Goal of the exercise:
Below are the records; pull every line that includes "this".

Excerpted records:
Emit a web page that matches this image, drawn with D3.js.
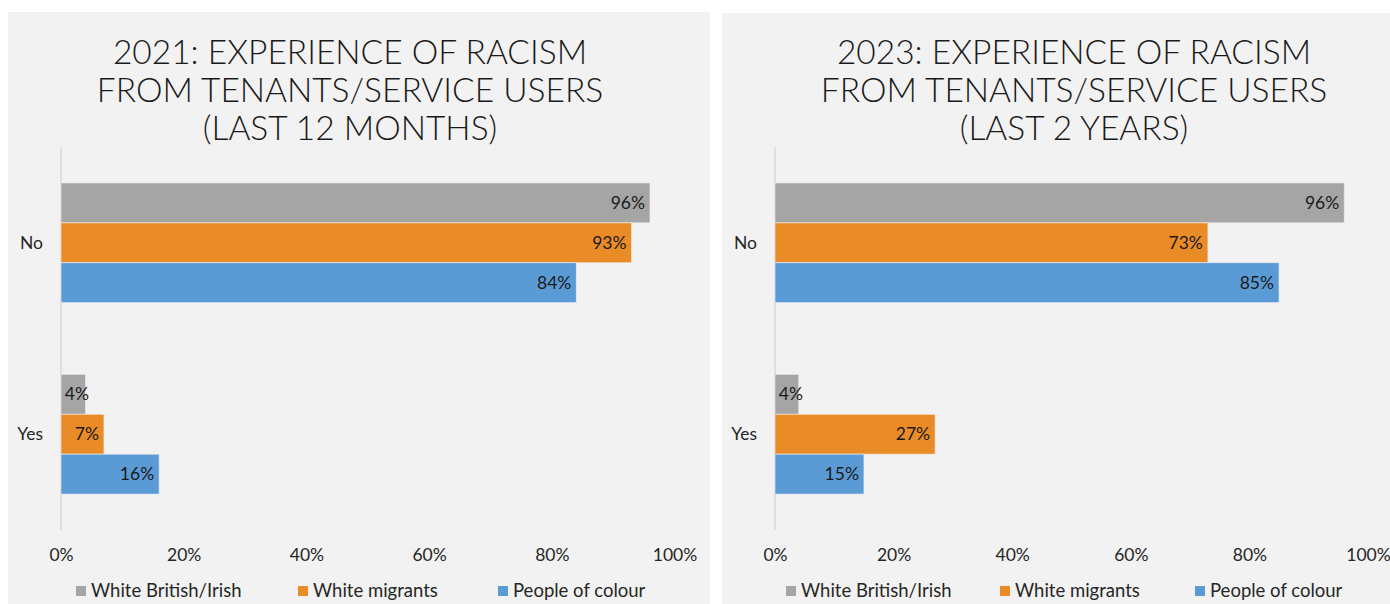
<!DOCTYPE html>
<html>
<head>
<meta charset="utf-8">
<script src="https://cdn.jsdelivr.net/npm/d3@7"></script>
<style>
  html, body { margin: 0; padding: 0; background: #ffffff; }
  svg { display: block; }
</style>
</head>
<body>
<svg id="chart" width="1390" height="604"></svg>
<script>
// Survey answers and respondent groups
const categories = ["No", "Yes"];
const groups = ["White British/Irish", "White migrants", "People of colour"];
const groupColors = ["#A5A5A5", "#E98B27", "#5B9BD5"];
const ticks = [0, 0.2, 0.4, 0.6, 0.8, 1.0];

// Share of staff in each group, per answer (No, Yes)
const values2021 = {
  "White British/Irish": [0.96, 0.04],
  "White migrants": [0.93, 0.07],
  "People of colour": [0.84, 0.16]
};
const values2023 = {
  "White British/Irish": [0.96, 0.04],
  "White migrants": [0.73, 0.27],
  "People of colour": [0.85, 0.15]
};

const titles2021 = ["2021: EXPERIENCE OF RACISM", "FROM TENANTS/SERVICE USERS", "(LAST 12 MONTHS)"];
const titles2023 = ["2023: EXPERIENCE OF RACISM", "FROM TENANTS/SERVICE USERS", "(LAST 2 YEARS)"];

const svg = d3.select("#chart");
const labelFont = "Lato, 'Open Sans', sans-serif";
const titleFont = "Lato, 'Open Sans', sans-serif";

function drawPanel(cfg) {
  const g = svg.append("g");

  // panel background
  g.append("rect")
    .attr("x", cfg.left).attr("y", cfg.top)
    .attr("width", cfg.right - cfg.left).attr("height", 604 - cfg.top)
    .attr("fill", "#F2F2F2");

  // title
  const title = g.append("text")
    .attr("text-anchor", "middle")
    .attr("font-family", titleFont)
    .attr("font-weight", 300)
    .attr("font-size", 33.5)
    .attr("fill", "#1a1a1a");
  cfg.title.forEach((line, i) => {
    title.append("tspan")
      .attr("x", cfg.titleX)
      .attr("y", 64 + i * 38)
      .text(line);
  });

  const x = d3.scaleLinear().domain([0, 1]).range([cfg.x0, cfg.x1]);
  const y = d3.scaleBand().domain(categories).range([147, 530])
    .paddingInner(0.375).paddingOuter(0.1875);
  const ySub = d3.scaleBand().domain(groups).range([0, y.bandwidth()]);

  // vertical category axis line
  g.append("line")
    .attr("x1", x(0)).attr("x2", x(0))
    .attr("y1", 147).attr("y2", 530)
    .attr("stroke", "#D9D9D9").attr("stroke-width", 1.5);

  // category labels
  g.selectAll("text.cat").data(categories).enter().append("text")
    .attr("class", "cat")
    .attr("x", x(0) - 18)
    .attr("y", d => y(d) + y.bandwidth() / 2)
    .attr("dy", "0.35em")
    .attr("text-anchor", "end")
    .attr("font-family", labelFont)
    .attr("font-size", 17.5)
    .attr("fill", "#262626")
    .text(d => d);

  // bars and value labels
  groups.forEach((grp, gi) => {
    const vals = cfg.values[grp];
    categories.forEach((cat, ci) => {
      const v = vals[ci];
      const by = y(cat) + ySub(grp);
      g.append("rect")
        .attr("x", x(0))
        .attr("y", by)
        .attr("width", x(v) - x(0))
        .attr("height", ySub.bandwidth())
        .attr("fill", groupColors[gi])
        .attr("stroke", "#F2F2F2")
        .attr("stroke-opacity", 0.6)
        .attr("stroke-width", 1);
      const lx = Math.max(x(v) - 5, x(0) + 28);
      g.append("text")
        .attr("x", lx)
        .attr("y", by + ySub.bandwidth() / 2)
        .attr("dy", "0.35em")
        .attr("text-anchor", "end")
        .attr("font-family", labelFont)
        .attr("font-size", 17.5)
        .attr("fill", "#1a1a1a")
        .text(Math.round(v * 100) + "%");
    });
  });

  // value axis tick labels
  const axis = d3.axisBottom(x).tickValues(ticks).tickFormat(d3.format(".0%")).tickSize(0).tickPadding(0);
  const ax = g.append("g").attr("transform", "translate(0,555)").call(axis);
  ax.select(".domain").remove();
  ax.selectAll("text")
    .attr("dy", "0.35em")
    .attr("font-family", labelFont)
    .attr("font-size", 17.5)
    .attr("fill", "#262626");

  // legend
  const leg = g.append("g").attr("transform", "translate(0,591)");
  groups.forEach((grp, gi) => {
    const lx = cfg.legendX[gi];
    leg.append("rect")
      .attr("x", lx).attr("y", -5)
      .attr("width", 10).attr("height", 10)
      .attr("fill", groupColors[gi]);
    leg.append("text")
      .attr("x", lx + 15).attr("y", 0)
      .attr("dy", "0.35em")
      .attr("font-family", labelFont)
      .attr("font-size", 18.5)
      .attr("fill", "#262626")
      .text(grp);
  });
}

drawPanel({
  left: 8, right: 710, top: 12,
  titleX: 350, title: titles2021,
  x0: 61, x1: 674.5,
  values: values2021,
  legendX: [76, 298, 498]
});

drawPanel({
  left: 722, right: 1390, top: 13,
  titleX: 1074, title: titles2023,
  x0: 775, x1: 1368,
  values: values2023,
  legendX: [786, 1000, 1195]
});
</script>
</body>
</html>
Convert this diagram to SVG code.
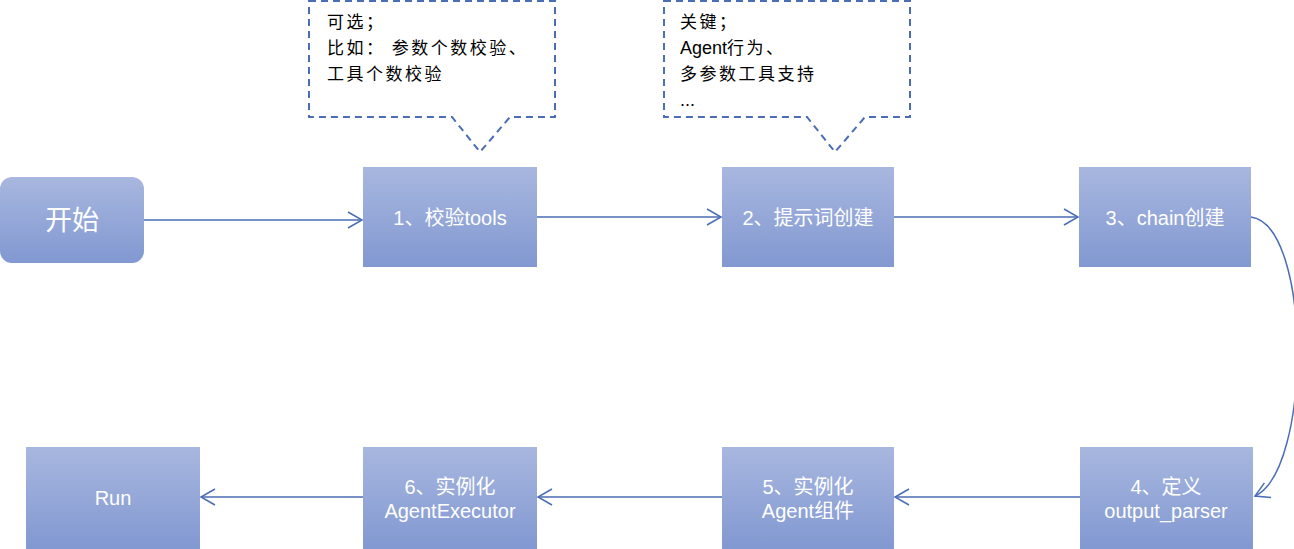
<svg xmlns="http://www.w3.org/2000/svg" width="1294" height="549" viewBox="0 0 1294 549">
<defs>
<linearGradient id="g" x1="0" y1="0" x2="0" y2="1">
<stop offset="0" stop-color="#A8B7DF"/>
<stop offset="1" stop-color="#8198D1"/>
</linearGradient>
<marker id="ah" viewBox="0 0 18 18" refX="15" refY="9" markerWidth="18" markerHeight="18" markerUnits="userSpaceOnUse" orient="auto">
<path d="M1,1 L15,9 L1,17" fill="none" stroke="#4A6DB5" stroke-width="1.5"/>
</marker>
<style>
.box{fill:url(#g);}
.lbl{fill:#ffffff;font-family:"Liberation Sans","Noto Sans CJK SC",sans-serif;font-size:20px;text-anchor:middle;}
.call{fill:#ffffff;stroke:#4A6DB5;stroke-width:2;stroke-dasharray:7 5;}
.ct{fill:#000000;font-family:"Noto Sans CJK SC","Liberation Sans",sans-serif;font-size:17px;letter-spacing:2.5px;}
.lat{font-family:"Liberation Sans","Noto Sans CJK SC",sans-serif;font-size:18px;letter-spacing:0;}
.con{fill:none;stroke:#4A6DB5;stroke-width:1.5;marker-end:url(#ah);}
</style>
</defs>
<rect width="1294" height="549" fill="#ffffff"/>
<g id="callout1">
<path class="call" d="M309,1 L555,1 L555,117 L510,117 L480,152 L452,117 L309,117 Z"/>
<text class="ct" x="327" y="28">可选；</text>
<text class="ct" x="327" y="54">比如： 参数个数校验、</text>
<text class="ct" x="327" y="80">工具个数校验</text>
</g>
<g id="callout2">
<path class="call" d="M664,1 L910,1 L910,117 L865,117 L835,152 L807,117 L664,117 Z"/>
<text class="ct" x="680" y="28">关键；</text>
<text class="ct" x="680" y="54"><tspan class="lat">Agent</tspan>行为、</text>
<text class="ct" x="680" y="80">多参数工具支持</text>
<text class="ct" x="680" y="106"><tspan class="lat">...</tspan></text>
</g>
<g id="start">
<rect class="box" x="0" y="177" width="144" height="86" rx="12"/>
<text class="lbl" x="72" y="230" style="font-size:27px">开始</text>
</g>
<g id="n1">
<rect class="box" x="363" y="167" width="174" height="100"/>
<text class="lbl" x="450" y="225">1、校验tools</text>
</g>
<g id="n2">
<rect class="box" x="722" y="167" width="172" height="100"/>
<text class="lbl" x="808" y="225">2、提示词创建</text>
</g>
<g id="n3">
<rect class="box" x="1079" y="167" width="172" height="100"/>
<text class="lbl" x="1165" y="225">3、chain创建</text>
</g>
<g id="n4">
<rect class="box" x="1080" y="447" width="173" height="102"/>
<text class="lbl" x="1166" y="494">4、定义</text>
<text class="lbl" x="1166" y="518">output_parser</text>
</g>
<g id="n5">
<rect class="box" x="722" y="447" width="172" height="102"/>
<text class="lbl" x="808" y="494">5、实例化</text>
<text class="lbl" x="808" y="518">Agent组件</text>
</g>
<g id="n6">
<rect class="box" x="363" y="447" width="174" height="102"/>
<text class="lbl" x="450" y="494">6、实例化</text>
<text class="lbl" x="450" y="518">AgentExecutor</text>
</g>
<g id="run">
<rect class="box" x="26" y="447" width="174" height="102"/>
<text class="lbl" x="113" y="505">Run</text>
</g>
<g id="connectors">
<path class="con" d="M144,220 L362,220"/>
<path class="con" d="M537,217 L721,217"/>
<path class="con" d="M894,217 L1078,217"/>
<path class="con" d="M1251,217 C1312,225 1312,470 1255,496"/>
<path class="con" d="M1080,497 L895,497"/>
<path class="con" d="M722,497 L538,497"/>
<path class="con" d="M363,497 L201,497"/>
</g>
</svg>
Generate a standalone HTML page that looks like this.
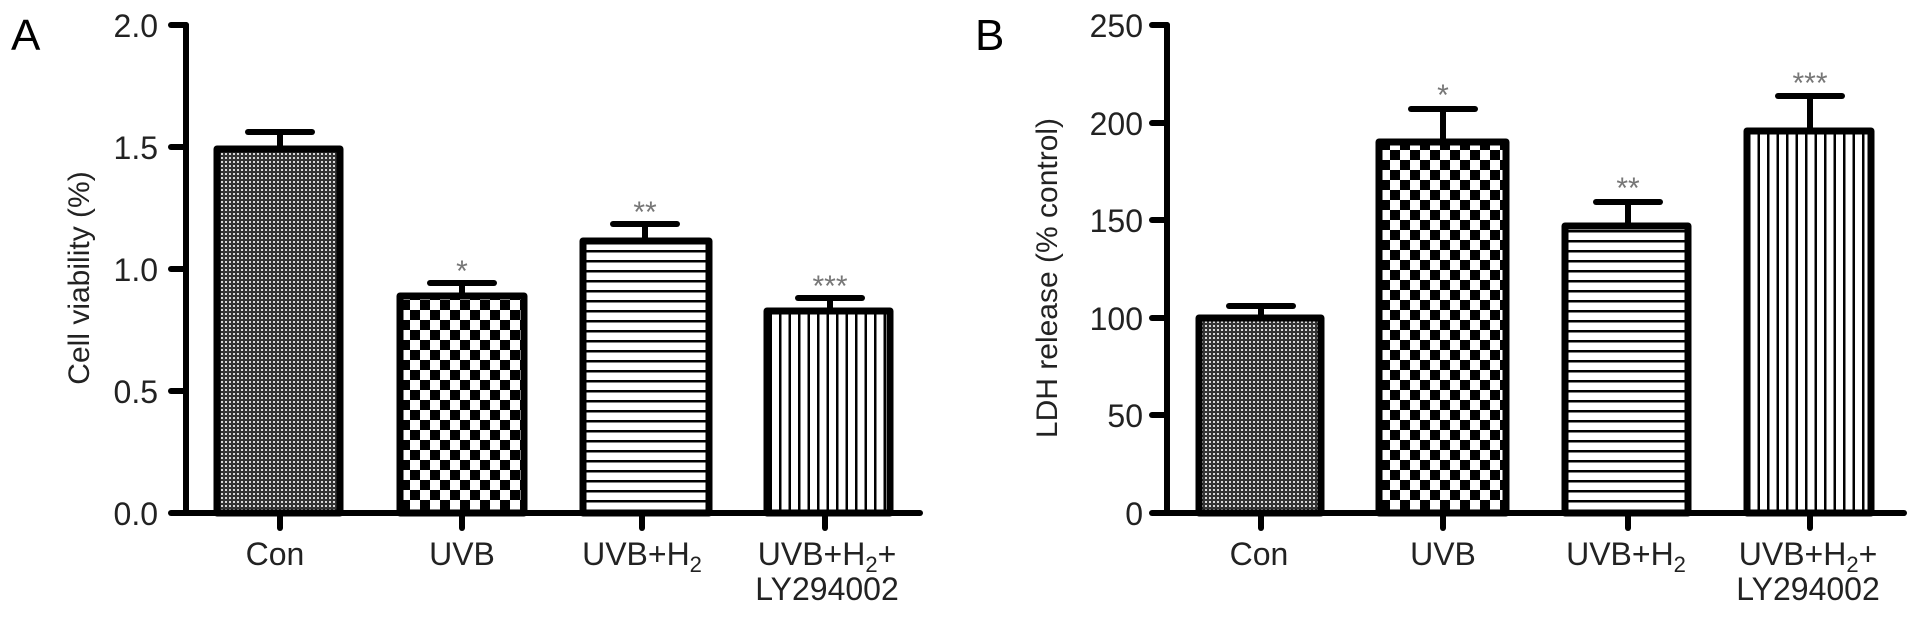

Task output:
Emit a web page that matches this image, drawn with D3.js.
Convert this diagram to SVG code.
Generate a standalone HTML page that looks like this.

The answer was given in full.